We already see these kiosks at the gas pump and self-checkout lanes at grocery stores. They are touted as ‘convenient,’ and ‘time-saving,’ but what they really do is replace employees — and now they are coming to the Golden Arches as a way to allow you to get food faster. I thought McDonald’s already was ‘fast food.’ I recently walked into a McDonald’s in Bolingbrook and saw these kiosks in action.
I watched as a family of four tried to place their order. The children faired better than their parents. The children maneuvered between the screens in a frenzy, adding extra items to their burgers and deleting shakes they weren’t supposed to order.
On the other hand, the parents gathered around another kiosks looking more like the monkeys in “2001 Space Odyssey” who were seeing the giant, black monolith for the first time. They gingerly touched various screen. When nothing happened, they looked at each other for support, shrugged their shoulders, and then returned to tapping the touch screen.
It was the father that first gave up. He grabbed his wife’s hand and proceeded to the counter to have a real employee take their order.
As I approached the kiosks, their greasy, fingerprinted touch screens were enough to put me off. Ewwww. They don’t accept cash and I only wanted some apple pies. Not wanting to charge $1.10, I also headed to the counter.
From a customer’s standpoint, I guess placing your own McDonald’s order could eventually be faster than waiting in line, but only after you practiced. In the end, these kiosks are job eliminators — they’re anti-labor.
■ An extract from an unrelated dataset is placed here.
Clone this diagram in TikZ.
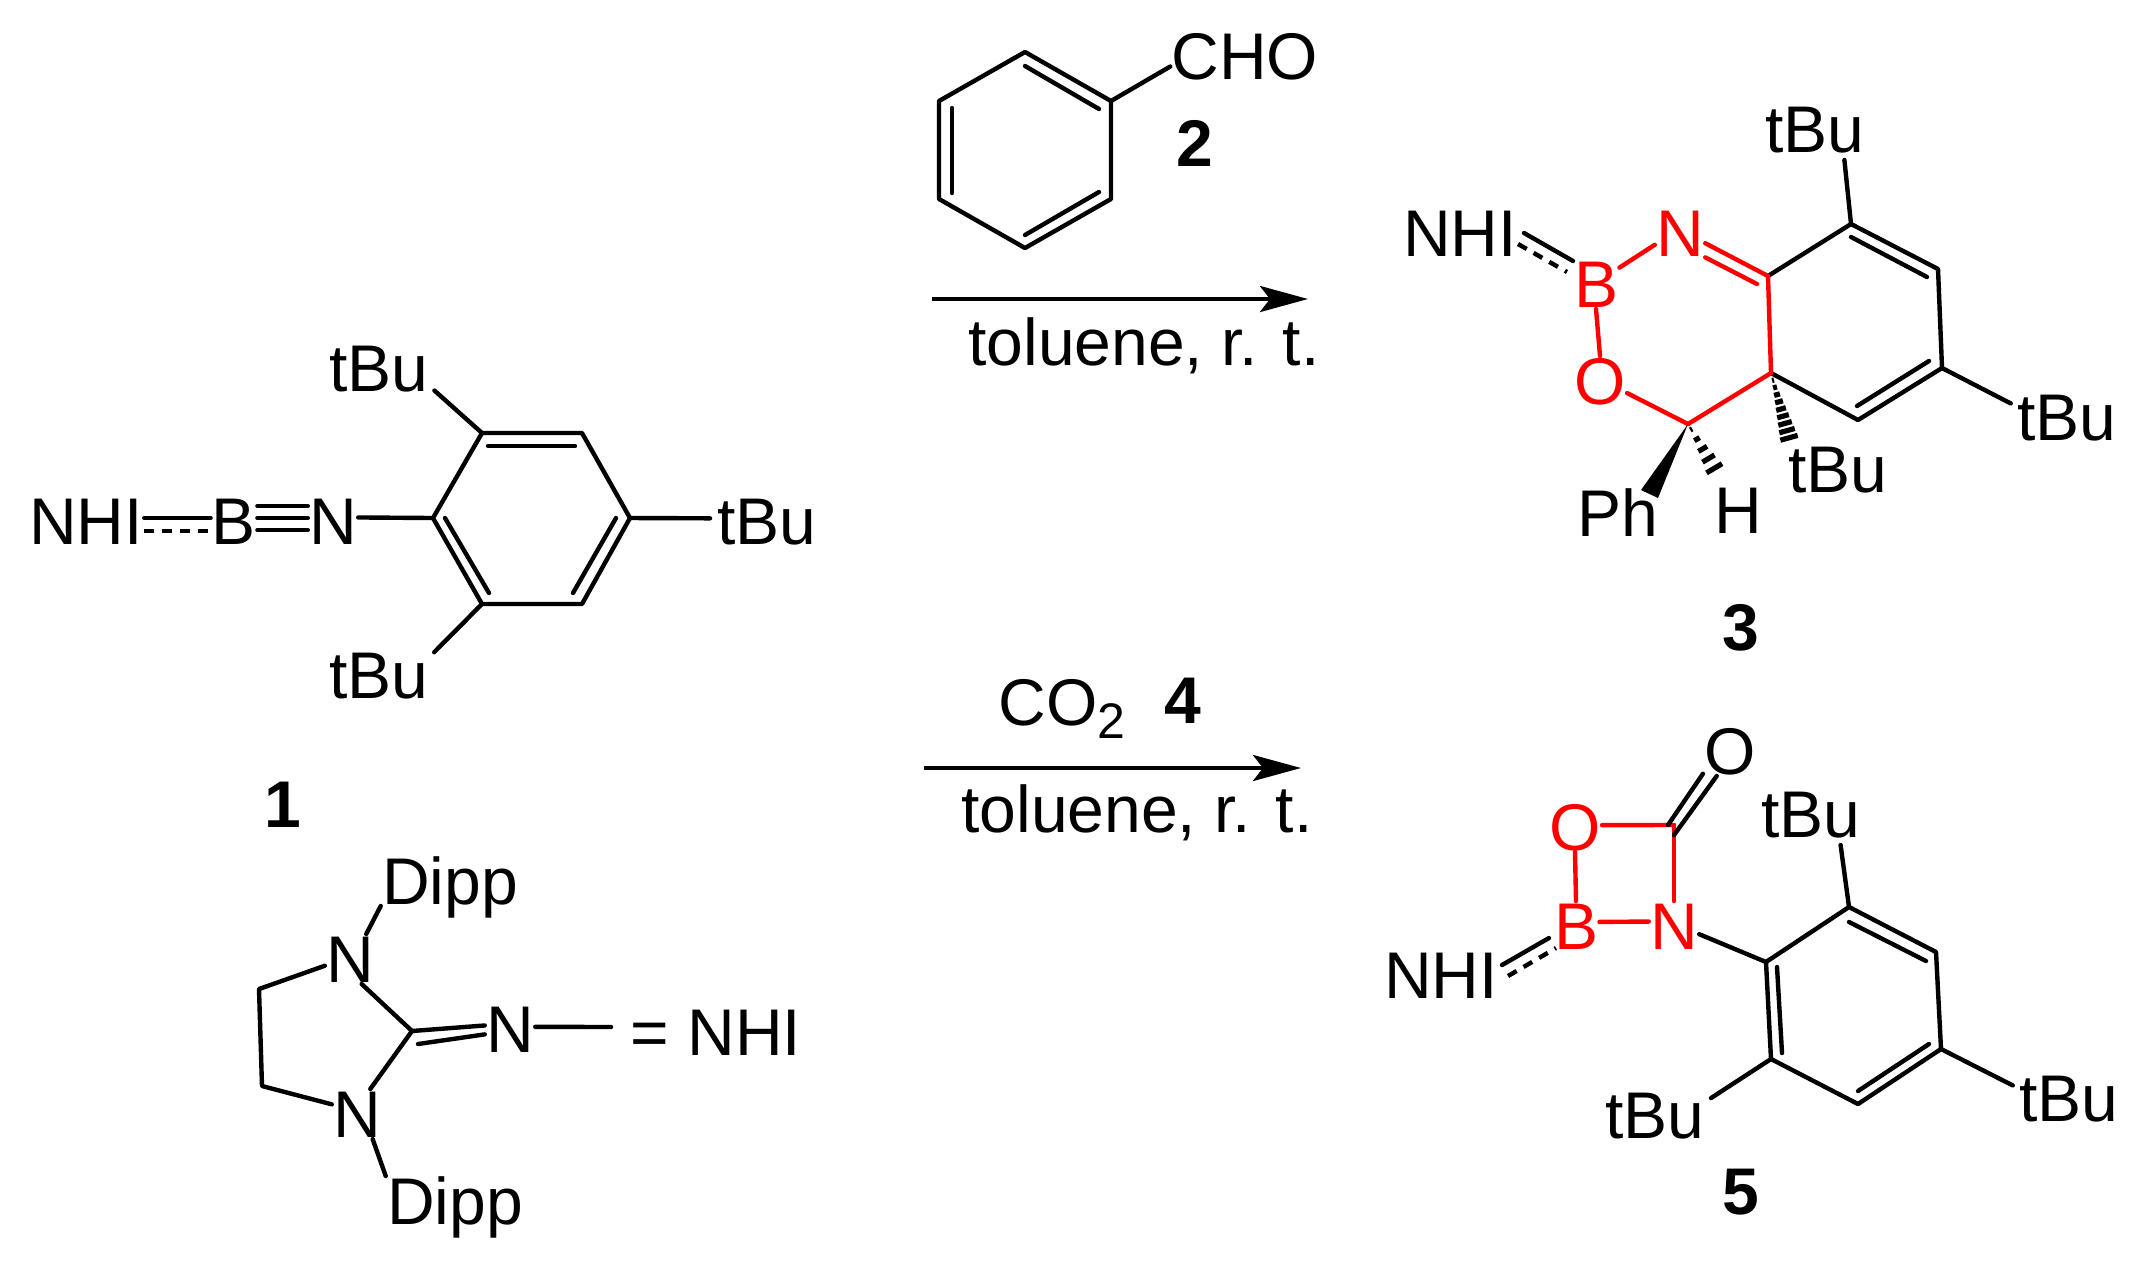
\documentclass[tikz,border=0pt]{standalone}
\usepackage{fontspec}
\setmainfont{Liberation Sans}
\usetikzlibrary{calc,arrows.meta}
\tikzset{
  bond/.style={line width=2.2pt,line cap=round,line join=round},
  subst/.style={bond,shorten >=3pt},
  atom/.style={inner sep=0.5pt,text height=23.6pt,text depth=0pt,font=\fontsize{33}{36}\selectfont},
  cmpd/.style={atom,font=\fontsize{33}{36}\selectfont\bfseries},
  cond/.style={inner sep=0pt,anchor=base west,font=\fontsize{33}{36}\selectfont},
}
% hashed wedge from #1 to #2, half width #3 at the far end
\newcommand{\hashwedge}[4]{
  \foreach \t in {#4} {
    \draw[line width=2.6pt] ($(#1)!\t!(#2)!{\t*#3*0.5pt}!90:(#2)$) -- ($(#1)!\t!(#2)!{\t*#3*0.5pt}!-90:(#2)$);
  }
}
\begin{document}
\begin{tikzpicture}[x=0.5pt,y=-0.5pt]
\useasboundingbox (0,0) rectangle (2151,1276);

% compound 1
\foreach \n/\x/\y in {1/482/433,2/582/433,3/630/518,4/582/604,5/482/604,6/433/518,
    7/488/446,8/575/446,9/445/518,10/489/593,11/616/518,12/573/593} {
  \coordinate (a\n) at (\x,\y);
}
\node[atom] (nhia) at (86,521) {NHI};
\node[atom] (ba) at (234,521) {B};
\node[atom] (na) at (333,521) {N};
\node[atom] (tbua) at (379,368) {tBu};
\node[atom] (tbub) at (379,675) {tBu};
\node[atom] (tbuc) at (767,521) {tBu};
\node[cmpd] (cmpa) at (283,804) {1};
\draw[bond] (a1) -- (a2) -- (a3) -- (a4) -- (a5) -- (a6) -- cycle;
\foreach \a/\b in {a7/a8,a9/a10,a11/a12,a6/na.8} {
  \draw[bond] (\a) -- (\b);
}
\foreach \a/\b in {a1/tbua.-20,a5/tbub.20,a3/tbuc.177} {
  \draw[subst] (\a) -- (\b);
}
\foreach \s in {-4.5,1.5,7.5} {
  \draw[bond] ([yshift=\s pt]ba.east) -- ([yshift=\s pt]na.west);
}
\draw[bond] ([yshift=1.5pt]nhia.east) -- ([yshift=1.5pt]ba.west);
\draw[bond,dash pattern=on 5pt off 4pt,line cap=butt] ([yshift=-5pt]nhia.east) -- ([yshift=-5pt]ba.west);

% NHI
\node[atom] (dn) at (350,959) {N};
\node[atom] (dm) at (357,1114) {N};
\node[atom] (dr) at (510,1029) {N};
\node[atom] (dipa) at (450,881) {Dipp};
\node[atom] (dipb) at (455,1201) {Dipp};
\node[atom] (nhid) at (716,1032) {= NHI};
\coordinate (d1) at (259,989);
\coordinate (d2) at (262,1086);
\coordinate (d3) at (412,1031);
\coordinate (d4) at (418,1044);
\coordinate (d5) at (611,1027);
\draw[bond] (dn.57) -- (dipa.south west);
\draw[bond] (dm.-58) -- (dipb.north west);
\draw[bond] (dn.195) -- (d1) -- (d2) -- (dm.159);
\draw[bond] (dn.-65) -- (d3) -- (dm.62);
\draw[bond] (d3) -- (dr.172);
\draw[bond] (d4) -- (dr.192);
\draw[bond] (dr.5) -- (d5);

% compound 2
\foreach \n/\x/\y in {1/1025/52,2/1111/101,3/1111/199,4/1025/248,5/939/199,6/939/101,
    7/1025/66,8/1099/109,9/1099/192,10/1025/235,11/952/108,12/952/193} {
  \coordinate (b\n) at (\x,\y);
}
\node[atom] (cho) at (1245,56) {CHO};
\node[cmpd] (cmpb) at (1195,143) {2};
\draw[bond] (b1) -- (b2) -- (b3) -- (b4) -- (b5) -- (b6) -- cycle;
\foreach \a/\b in {b7/b8,b9/b10,b11/b12,b2/cho.188} {
  \draw[bond] (\a) -- (\b);
}

% reaction arrows
\coordinate (ara) at (932,299);
\coordinate (arb) at (1308,299);
\coordinate (arc) at (924,768);
\coordinate (ard) at (1301,768);
\foreach \a/\b in {ara/arb,arc/ard} {
  \draw[line width=2.2pt,-{Stealth[length=24pt,width=13pt,inset=5pt]}] (\a) -- (\b);
}
\node[cond] (tola) at (968,365) {toluene, r. t.};
\node[cond] (tolb) at (961,832) {toluene, r. t.};
\node[cond] (coa) at (998,725) {CO\raisebox{-6.5pt}{\fontsize{25}{28}\selectfont 2}};
\node[cmpd] (cmpd) at (1183,700) {4};

% compound 3
\foreach \n/\x/\y in {1/1851/224,2/1938/269,3/1942/368,4/1858/420,5/1771/373,6/1768/276,
    7/1851/237,8/1927/277,9/1929/361,10/1857/406,11/1688/424,12/1757/284,
    13/1524/233,14/1573/261,15/1518/244,16/1567/272,17/1641/490,18/1658/498,19/1720/478,20/1791/445} {
  \coordinate (c\n) at (\x,\y);
}
\node[atom] (nhib) at (1460,233) {NHI};
\node[atom,red] (bb) at (1596,284) {B};
\node[atom,red] (nb) at (1680,233) {N};
\node[atom,red] (ob) at (1600,381) {O};
\node[atom] (ph) at (1618,513) {Ph};
\node[atom] (hh) at (1738,510) {H};
\node[atom] (tbud) at (1815,129) {tBu};
\node[atom] (tbue) at (2067,417) {tBu};
\node[atom] (tbuf) at (1838,469) {tBu};
\node[cmpd] (cmpc) at (1741,627) {3};
\draw[bond] (c6) -- (c1) -- (c2) -- (c3) -- (c4) -- (c5);
\foreach \a/\b in {c7/c8,c9/c10,c13/c14} {
  \draw[bond] (\a) -- (\b);
}
\foreach \a/\b in {c1/tbud.-41,c3/tbue.168} {
  \draw[subst] (\a) -- (\b);
}
\draw[bond,dash pattern=on 5pt off 4pt,line cap=butt] (c15) -- (c16);
\foreach \a/\b in {bb.35/nb.205,bb.south/ob.north,ob.-24/c11,c11/c5,c5/c6,nb.-22/c6,nb.-44/c12} {
  \draw[bond,red] (\a) -- (\b);
}
\fill (c11) -- (c17) -- (c18) -- cycle;
\hashwedge{c11}{c19}{11}{0.1,0.28,0.46,0.64,0.82,1}
\hashwedge{c5}{c20}{10}{0.1,0.2,0.3,0.4,0.5,0.6,0.7,0.8,0.9,1}

% compound 5
\foreach \n/\x/\y in {1/1849/907,2/1936/952,3/1941/1049,4/1858/1104,5/1771/1059,6/1766/962,
    7/1849/922,8/1926/961,9/1929/1044,10/1858/1091,11/1777/967,12/1782/1053,
    13/1674/825,14/1674/835,15/1668/825,16/1502/965,17/1549/938,18/1508/976,19/1556/948} {
  \coordinate (e\n) at (\x,\y);
}
\node[atom] (nhic) at (1441,975) {NHI};
\node[atom,red] (be) at (1576,926) {B};
\node[atom,red] (ne) at (1674,926) {N};
\node[atom,red] (oe) at (1575,827) {O};
\node[atom] (ocb) at (1730,751) {O};
\node[atom] (tbug) at (1811,814) {tBu};
\node[atom] (tbuh) at (2069,1098) {tBu};
\node[atom] (tbui) at (1655,1115) {tBu};
\node[cmpd] (cmpe) at (1741,1191) {5};
\foreach \a/\b in {be.10/ne.170,ne.north/e13,oe.south/be.north,oe.4/e13} {
  \draw[bond,red] (\a) -- (\b);
}
\draw[bond] (e1) -- (e2) -- (e3) -- (e4) -- (e5) -- (e6) -- cycle;
\foreach \a/\b in {e7/e8,e9/e10,e11/e12,e15/ocb.220,e14/ocb.242,ne.-18/e6,e16/e17} {
  \draw[bond] (\a) -- (\b);
}
\foreach \a/\b in {e1/tbug.-41,e3/tbuh.169,e5/tbui.15} {
  \draw[subst] (\a) -- (\b);
}
\draw[bond,dash pattern=on 5pt off 4pt,line cap=butt] (e18) -- (e19);
\end{tikzpicture}
\end{document}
With unemployment rates staying steadily high, this is not something we want to embrace.
And when did ‘service’ go away from customer service? Most older people I know stay clear from the self-checkout lanes at supermarkets and would walk out in frustration after trying to use the McDonald’s kiosks. Having someone take your order at a fast food place and scan your food at the grocery store is a service you expect — not be expected to do. You wouldn’t want to be handed a toilet brush as you entered a restaurant bathroom, so don’t expect to checkout your own groceries at the supermarket.
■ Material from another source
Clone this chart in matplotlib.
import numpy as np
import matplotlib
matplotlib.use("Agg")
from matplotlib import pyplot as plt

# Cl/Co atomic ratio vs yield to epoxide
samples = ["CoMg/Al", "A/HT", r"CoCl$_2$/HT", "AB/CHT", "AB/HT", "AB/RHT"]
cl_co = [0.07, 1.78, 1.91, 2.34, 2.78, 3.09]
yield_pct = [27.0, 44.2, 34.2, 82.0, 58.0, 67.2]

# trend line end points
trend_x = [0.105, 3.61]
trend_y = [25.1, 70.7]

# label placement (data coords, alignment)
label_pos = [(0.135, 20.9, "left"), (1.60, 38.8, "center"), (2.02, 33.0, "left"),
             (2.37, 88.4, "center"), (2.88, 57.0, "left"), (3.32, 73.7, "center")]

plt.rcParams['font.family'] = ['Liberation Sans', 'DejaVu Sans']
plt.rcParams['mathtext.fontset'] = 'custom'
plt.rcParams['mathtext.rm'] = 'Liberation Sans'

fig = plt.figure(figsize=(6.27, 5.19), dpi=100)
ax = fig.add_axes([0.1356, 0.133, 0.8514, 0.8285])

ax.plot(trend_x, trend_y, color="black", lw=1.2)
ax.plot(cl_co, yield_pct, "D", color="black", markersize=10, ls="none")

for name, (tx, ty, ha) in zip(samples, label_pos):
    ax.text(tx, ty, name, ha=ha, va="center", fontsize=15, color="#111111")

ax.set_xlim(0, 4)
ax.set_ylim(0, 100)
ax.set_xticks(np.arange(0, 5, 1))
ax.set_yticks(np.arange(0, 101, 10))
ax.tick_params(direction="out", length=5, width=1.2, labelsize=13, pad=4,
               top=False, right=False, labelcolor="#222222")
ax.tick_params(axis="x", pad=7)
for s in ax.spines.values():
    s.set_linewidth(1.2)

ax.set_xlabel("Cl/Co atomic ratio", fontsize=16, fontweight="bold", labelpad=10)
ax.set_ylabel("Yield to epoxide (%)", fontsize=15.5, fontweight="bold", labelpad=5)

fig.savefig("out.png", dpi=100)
While standing in ‘real’ checkout lines at the grocery store, I see customers using the self-checkouts, and in the end, they inevitably need assistance from a clerk. Management doesn’t understand that using self-checkout lanes to save money and increase profits is coming at the expense of losing the basic service that comes with running a business — customer service.
Last month, Albertsons LLC announced it will eliminate self-checkout lanes by the end of August. It wants to focus more on customer service. They said only a small number of customers were using the self-checkouts.
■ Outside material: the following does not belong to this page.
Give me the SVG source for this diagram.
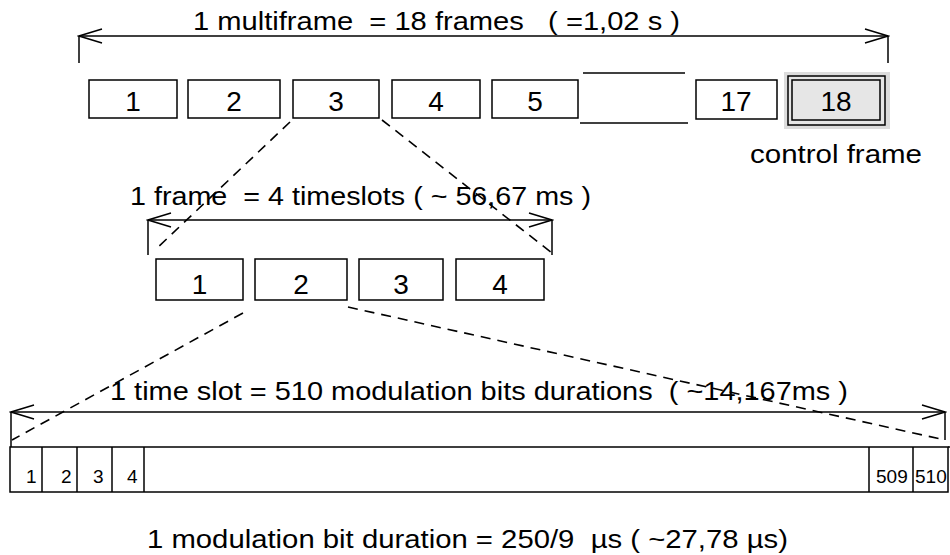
<svg xmlns="http://www.w3.org/2000/svg" width="950" height="555" viewBox="0 0 950 555">
<style>
text{font-family:"Liberation Sans",Arial,sans-serif;fill:#000;white-space:pre}
.t{font-size:26px}
.n{font-size:28px;text-anchor:middle}
.b{font-size:19px}
.box{fill:#fff;stroke:#000;stroke-width:1.5}
.ln{stroke:#000;stroke-width:1.5;fill:none}
.dash{stroke:#000;stroke-width:1.6;fill:none;stroke-dasharray:10,7}
</style>
<defs>
<marker id="ah" markerUnits="userSpaceOnUse" viewBox="-24 -9 26 18" refX="0" refY="0" markerWidth="26" markerHeight="18" orient="auto-start-reverse">
<path d="M-23,-7 L0,0 L-23,7" fill="none" stroke="#000" stroke-width="1.5"/>
</marker>
</defs>
<rect width="950" height="555" fill="#fff"/>

<g id="connectors">
<line class="ln" x1="79" y1="36" x2="888" y2="36" marker-start="url(#ah)" marker-end="url(#ah)"/>
<line class="ln" x1="79" y1="36" x2="79" y2="63"/>
<line class="ln" x1="888" y1="36" x2="888" y2="63"/>
<line class="dash" x1="290" y1="122" x2="155" y2="250"/>
<line class="dash" x1="382" y1="120" x2="552" y2="253"/>
<line class="ln" x1="148" y1="220" x2="552" y2="220" marker-start="url(#ah)" marker-end="url(#ah)"/>
<line class="ln" x1="148" y1="220" x2="148" y2="255"/>
<line class="ln" x1="552" y1="220" x2="552" y2="255"/>
<line class="dash" x1="243" y1="313" x2="12" y2="440"/>
<line class="dash" x1="348" y1="307" x2="945" y2="440"/>
<line class="ln" x1="11" y1="412" x2="945" y2="412" marker-start="url(#ah)" marker-end="url(#ah)"/>
<line class="ln" x1="11" y1="412" x2="11" y2="447"/>
<line class="ln" x1="945" y1="412" x2="945" y2="440"/>
</g>

<text class="t" x="193" y="30" textLength="487" lengthAdjust="spacingAndGlyphs">1 multiframe  = 18 frames   ( =1,02 s )</text>

<g id="f1"><rect class="box" x="89" y="80" width="88" height="38"/><text class="n" x="133" y="111">1</text></g>
<g id="f2"><rect class="box" x="188" y="80" width="92" height="38"/><text class="n" x="234" y="111">2</text></g>
<g id="f3"><rect class="box" x="293" y="80" width="86" height="38"/><text class="n" x="336" y="111">3</text></g>
<g id="f4"><rect class="box" x="392" y="80" width="88" height="38"/><text class="n" x="436" y="111">4</text></g>
<g id="f5"><rect class="box" x="492" y="80" width="86" height="38"/><text class="n" x="535" y="111">5</text></g>
<g id="gap"><line class="ln" x1="583" y1="73" x2="685" y2="73"/><line class="ln" x1="580" y1="123" x2="688" y2="123"/></g>
<g id="f17"><rect class="box" x="696" y="80" width="81" height="39"/><text class="n" x="736" y="111">17</text></g>
<g id="f18">
<rect x="784" y="72" width="106" height="57" fill="#dcdcdc"/>
<rect x="788" y="76" width="97" height="49" fill="#e6e6e6" stroke="#000" stroke-width="1.5"/>
<rect x="792" y="80" width="88" height="40" fill="#e6e6e6" stroke="#000" stroke-width="1.5"/>
<text class="n" x="836" y="111">18</text>
</g>
<text class="t" x="750" y="163" textLength="172" lengthAdjust="spacingAndGlyphs">control frame</text>

<text class="t" x="130" y="205" textLength="461" lengthAdjust="spacingAndGlyphs">1 frame  = 4 timeslots ( ~ 56,67 ms )</text>

<g id="s1"><rect class="box" x="156" y="259" width="87" height="41"/><text class="n" x="199.5" y="294">1</text></g>
<g id="s2"><rect class="box" x="255" y="259" width="92" height="41"/><text class="n" x="301" y="294">2</text></g>
<g id="s3"><rect class="box" x="359" y="259" width="84" height="41"/><text class="n" x="401" y="294">3</text></g>
<g id="s4"><rect class="box" x="456" y="259" width="88" height="41"/><text class="n" x="500" y="294">4</text></g>

<text class="t" x="110" y="400" textLength="738" lengthAdjust="spacingAndGlyphs">1 time slot = 510 modulation bits durations  ( ~14,167ms )</text>

<g id="bits">
<rect class="box" x="10" y="447" width="938" height="45"/>
<line class="ln" x1="948" y1="447" x2="950" y2="447"/>
<line class="ln" x1="42" y1="447" x2="42" y2="492"/>
<line class="ln" x1="77" y1="447" x2="77" y2="492"/>
<line class="ln" x1="112" y1="447" x2="112" y2="492"/>
<line class="ln" x1="144" y1="447" x2="144" y2="492"/>
<line class="ln" x1="869" y1="447" x2="869" y2="492"/>
<line class="ln" x1="913" y1="447" x2="913" y2="492"/>
<text class="b" x="26" y="483">1</text>
<text class="b" x="61" y="483">2</text>
<text class="b" x="93" y="483">3</text>
<text class="b" x="127" y="483">4</text>
<text class="b" x="876" y="483">509</text>
<text class="b" x="915" y="483">510</text>
</g>

<text class="t" x="147" y="548" textLength="641" lengthAdjust="spacingAndGlyphs">1 modulation bit duration = 250/9  µs ( ~27,78 µs)</text>
</svg>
My first job was working for a grocery store, and I was a cashier. I loved that job and I loved my customers. I was so well liked by customers; families specifically came and waited in my line so I could scan their groceries. That time was our time to catch up and talk, to find out what had happened during the week.
In the six years I was a cashier, I watch kids grow up, graduate high school or college. I saw relationships bloom, marriages end and people die. I attended my customer’s graduation parties, funerals and birthday parties and loved the looks I got when I introduced myself as “the girl that checkouts their groceries.”
But that’s what customer service is all about. Making what could be an otherwise mundane, sometimes stressful shopping experience, into a trip customers look forward to.